The bathos-ridden bunk is German director Uli Edel's distorted view of America, as culled from Hubert Selby's 1964 novel, a bad-Beat collection of short stories set around a Brooklyn waterfront in the '50s. Edel, who supposedly fell in love with the novel as a Munich film student in the late '60s, has finally realized his adaptive dream. But for someone so devoted to the book, he (with screenwriter Desmond Nakano) ultimately betrays the novel's unrelenting brutality, its unshakably misanthropic point of view.

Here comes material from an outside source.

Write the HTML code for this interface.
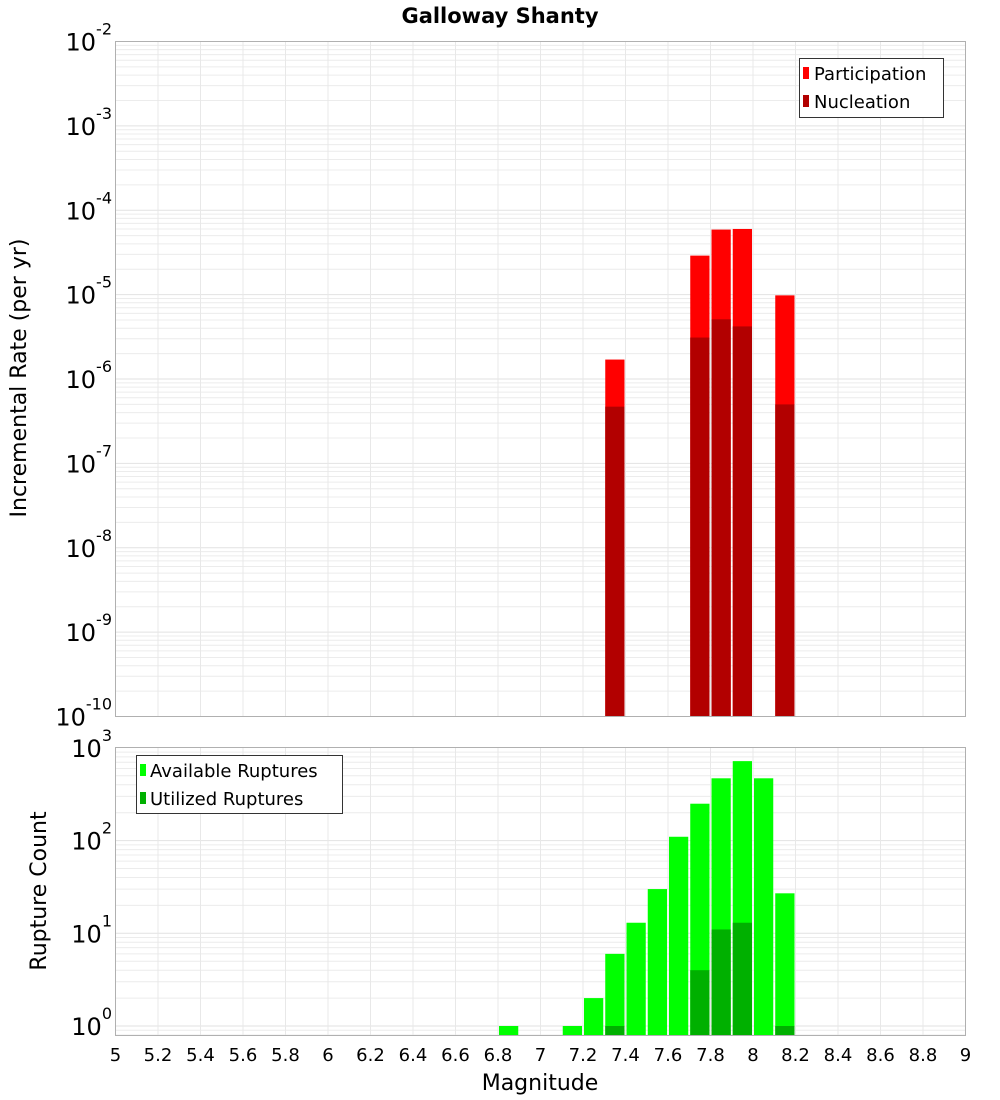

A morally scummy union organizer in the book, for instance, becomes a tragic worker-hero (Stephen Lang) in the movie. You don't need to go to Sunday school to know what it means when he meets his final comeuppance hanging arms outstretched on a wooden cross. A prostitute, who at one point in the book stomps a defenseless man in the face until he's bloody, becomes in the movie something akin to a whore with a heart of gold, who befriends a cute kid with a bike. Jennifer Jason Leigh, as the whore, happens to give the best performance in "Last Exit," but her efforts are nullified.

When Edel isn't heavy-handedly furthering the bleakness of Selby's novel, he's injecting it with hope, or making amateurishly arty conceits out of it. A penultimate, babies-are-the-future baptism seems more appropriate to "Cousins" and "Parenthood" than this film. A climactic scene involving angry, striking workers, scab truckers, tear-gas-toting policemen and the usual collection of sleazy company officials is staged as a gothic "Battleship Potemkin" rock-video sequence of blue light, fog machines and choreographed chaos.

It doesn't take reading the book to see through "Last Exit," to realize the movie isn't completely convinced of the dark vision it pretends to possess, or to nod ironically when one of its characters retorts to another, "This is getting rather sordid. Why don't we go?"